American Cochlear Implant Alliance
- Formation: 2011; 15 years ago
- Type: 501(c)(3) Non-profit Advocacy group
- Chair: Daniel M. Zeitler, MD
- Founding Director: Donna L. Sorkin (2012-2026)
- Executive Director: Carrie Spangler, AuD (2026-present)
- Website: www.acialliance.org

= American Cochlear Implant Alliance =

The American Cochlear Implant Alliance (ACI Alliance) is a 501(c)(3) nonprofit organization that works to increase access to cochlear implantation through research, policy advocacy, and public awareness initiatives. The organization represents professionals, researchers, recipients, and other stakeholders in the field of cochlear implantation.
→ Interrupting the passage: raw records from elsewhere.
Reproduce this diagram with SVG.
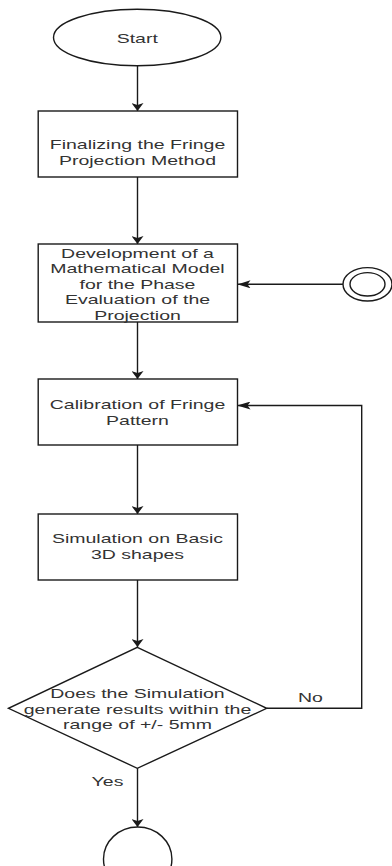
<svg xmlns="http://www.w3.org/2000/svg" width="392" height="866" viewBox="0 0 392 866">
<style>
  .shape { fill: #ffffff; stroke: #1a1a1a; stroke-width: 1.4; }
  .edge { fill: none; stroke: #1a1a1a; stroke-width: 1.4; }
  .lbl { font-family: "Liberation Sans", Arial, sans-serif; font-size: 13px; fill: #333333; text-anchor: middle; }
</style>
<defs>
  <marker id="arrV" markerUnits="userSpaceOnUse" viewBox="0 0 8 12" markerWidth="8" markerHeight="12" refX="8" refY="6" orient="auto">
    <path d="M0,0 L8,6 L0,12 L2,6 z" fill="#1a1a1a"/>
  </marker>
  <marker id="arrH" markerUnits="userSpaceOnUse" viewBox="0 0 13 8" markerWidth="13" markerHeight="8" refX="13" refY="4" orient="auto">
    <path d="M0,0 L13,4 L0,8 L3,4 z" fill="#1a1a1a"/>
  </marker>
</defs>
<rect width="392" height="866" fill="#ffffff"/>

<g id="connectors">
  <line class="edge" x1="137.5" y1="66" x2="137.5" y2="111" marker-end="url(#arrV)"/>
  <line class="edge" x1="137.5" y1="177" x2="137.5" y2="244" marker-end="url(#arrV)"/>
  <line class="edge" x1="137.5" y1="322" x2="137.5" y2="379" marker-end="url(#arrV)"/>
  <line class="edge" x1="137.5" y1="445" x2="137.5" y2="514" marker-end="url(#arrV)"/>
  <line class="edge" x1="137.5" y1="580" x2="137.5" y2="647" marker-end="url(#arrV)"/>
  <line class="edge" x1="137.5" y1="768" x2="137.5" y2="827" marker-end="url(#arrV)"/>
  <path class="edge" d="M266.7,708.3 H361.7 V405.5 H237.5" marker-end="url(#arrH)"/>
  <line class="edge" x1="343" y1="284.3" x2="237.5" y2="284.3" marker-end="url(#arrH)"/>
  <text class="lbl" transform="scale(1.5 1)" x="207" y="701.7">No</text>
  <text class="lbl" transform="scale(1.5 1)" x="71.67" y="785.7">Yes</text>
</g>

<g id="start">
  <ellipse class="shape" cx="137.2" cy="37.5" rx="83.7" ry="28.3"/>
  <text class="lbl" transform="scale(1.5 1)" x="91.5" y="43">Start</text>
</g>

<g id="finalize">
  <rect class="shape" x="38.2" y="111" width="199.3" height="66"/>
  <text class="lbl" transform="scale(1.5 1)" x="91.67" y="149">Finalizing the Fringe</text>
  <text class="lbl" transform="scale(1.5 1)" x="91.67" y="165.3">Projection Method</text>
</g>

<g id="model">
  <rect class="shape" x="38.2" y="244" width="199.3" height="78"/>
  <text class="lbl" transform="scale(1.5 1)" x="91.67" y="258">Development of a</text>
  <text class="lbl" transform="scale(1.5 1)" x="91.67" y="273.5">Mathematical Model</text>
  <text class="lbl" transform="scale(1.5 1)" x="91.67" y="289">for the Phase</text>
  <text class="lbl" transform="scale(1.5 1)" x="91.67" y="304.5">Evaluation of the</text>
  <text class="lbl" transform="scale(1.5 1)" x="91.67" y="320">Projection</text>
</g>

<g id="connector-circle">
  <ellipse class="shape" cx="367.5" cy="284.3" rx="24.5" ry="16.7"/>
  <ellipse class="shape" cx="367.5" cy="284.3" rx="17.5" ry="11.7"/>
</g>

<g id="calibration">
  <rect class="shape" x="38.2" y="379" width="199.3" height="66"/>
  <text class="lbl" transform="scale(1.5 1)" x="91.67" y="409.5">Calibration of Fringe</text>
  <text class="lbl" transform="scale(1.5 1)" x="91.67" y="425.5">Pattern</text>
</g>

<g id="simulation">
  <rect class="shape" x="38.2" y="514" width="199.3" height="66"/>
  <text class="lbl" transform="scale(1.5 1)" x="91.67" y="543.3">Simulation on Basic</text>
  <text class="lbl" transform="scale(1.5 1)" x="91.67" y="559.3">3D shapes</text>
</g>

<g id="decision">
  <polygon class="shape" points="137.3,647.3 266.7,708.3 137.3,768.3 8.5,708.3"/>
  <text class="lbl" transform="scale(1.5 1)" x="91.67" y="698.5">Does the Simulation</text>
  <text class="lbl" transform="scale(1.5 1)" x="91.67" y="714">generate results within the</text>
  <text class="lbl" transform="scale(1.5 1)" x="91.67" y="729.5">range of +/- 5mm</text>
</g>

<g id="end">
  <ellipse class="shape" cx="137.7" cy="859" rx="34.2" ry="32"/>
</g>
</svg>
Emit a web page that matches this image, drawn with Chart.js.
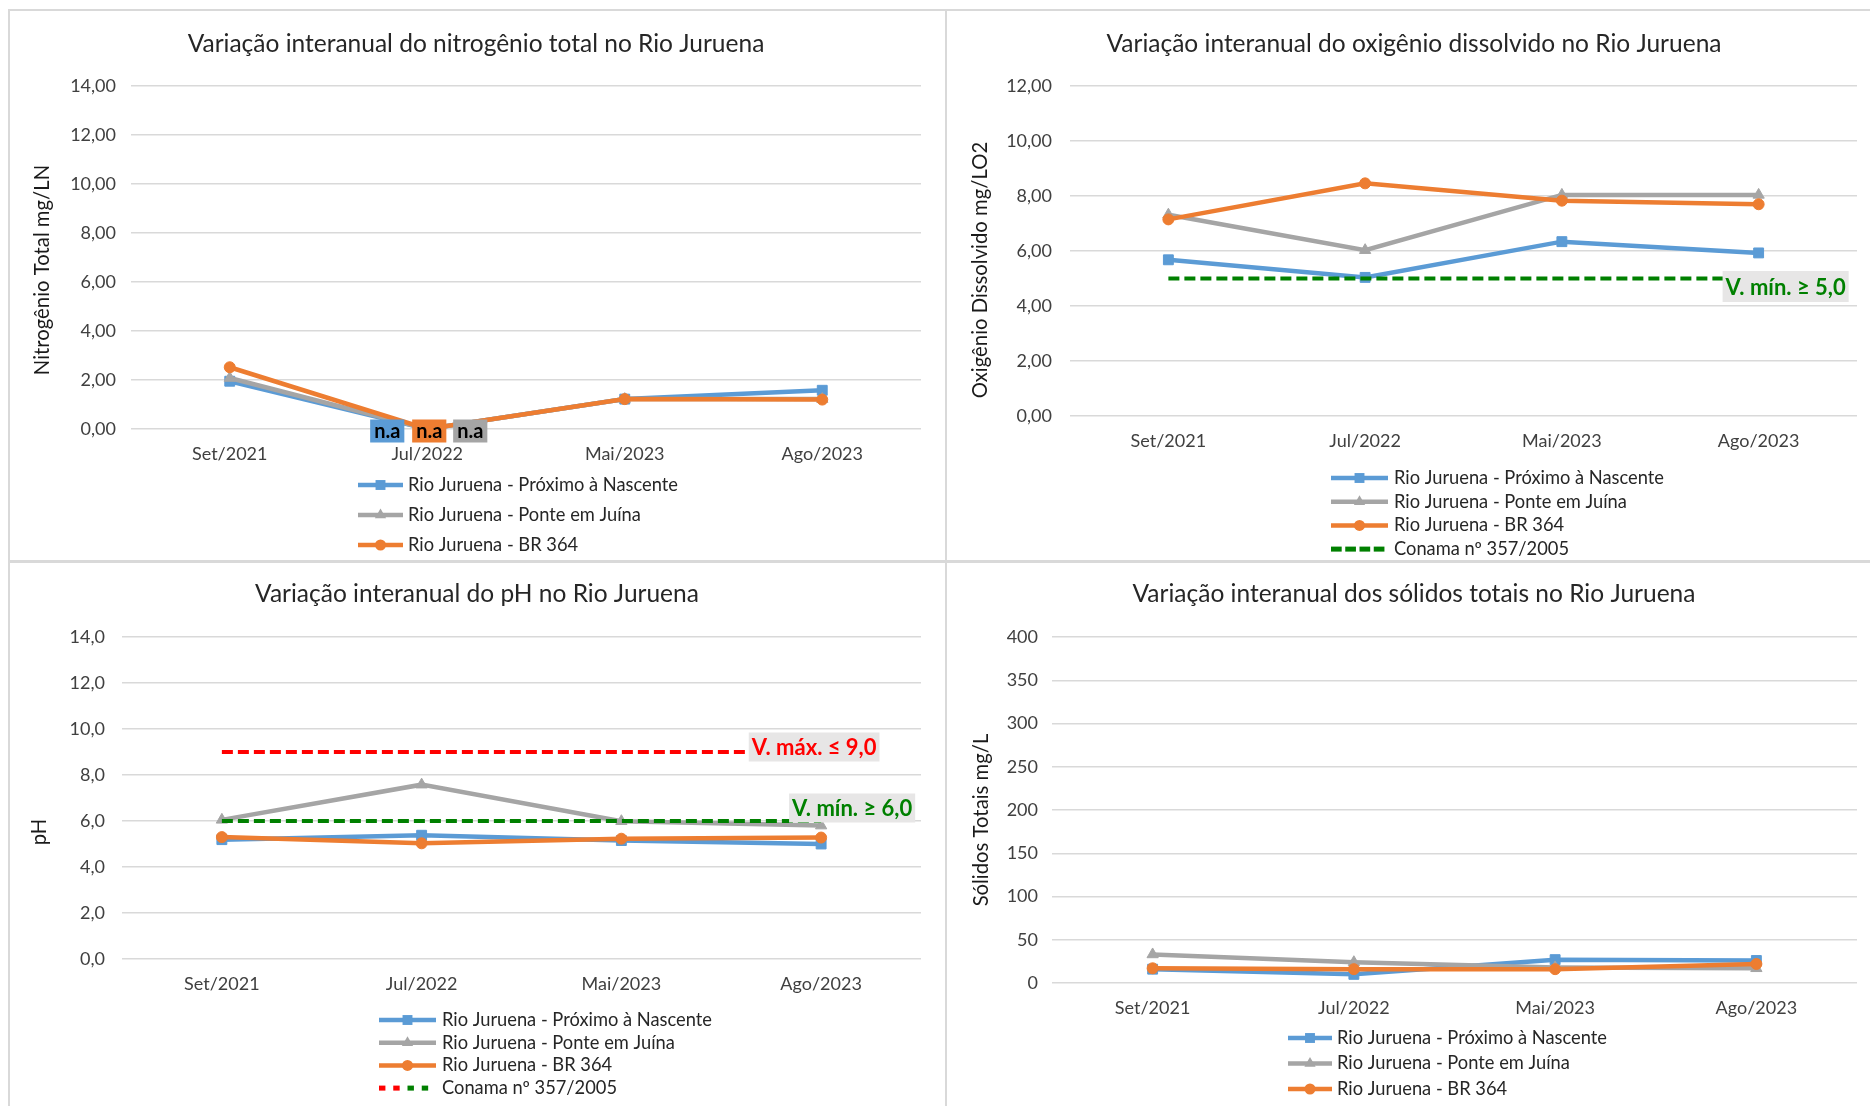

ACI Alliance was established in October 2011 to "eliminate barriers to cochlear implantation...by improving access to, and increasing awareness about cochlear implants." The Alliance was founded by a group of surgeons, audiologists, and speech-language pathologists active in cochlear implantation research and practice, including Dr. John K. Niparko and Dr. Teresa Zwolan.

==Federal advocacy==
The Alliance has participated in federal health policy processes, including significant updates related to Medicare coverage for cochlear implantation. The organization was a primary formal requestor to the Centers for Medicare & Medicaid Services (CMS) seeking reconsideration of the National Coverage Determination governing cochlear implants. Following the reconsideration process, CMS issued a revised coverage determination expanding eligibility criteria for cochlear implantation. The ACI Alliance has also advocated specifically for individuals with asymmetric hearing loss and single-sided deafness.

The Alliance participates in national coalitions addressing hearing health and disability policy, including Friends of the Congressional Hearing Health Caucus and Independence Through Enhancement of Medicare and Medicaid (ITEM).

==State-level advocacy==
The Alliance engages in advocacy at the state level through a nationwide network of volunteers who participate in legislative and regulatory processes related to hearing health and cochlear implantation through testimony, written submissions, and committee participation.

==Professional activities and research==
Proceedings from the Alliance's national symposia and meetings have addressed clinical outcomes, guided candidacy criteria, and established standards of care for cochlear implantation.

Federal research databases and CMS evidentiary materials list the Alliance as a sponsor or contributor to studies reviewed as part of Medicare coverage determinations for cochlear implantation.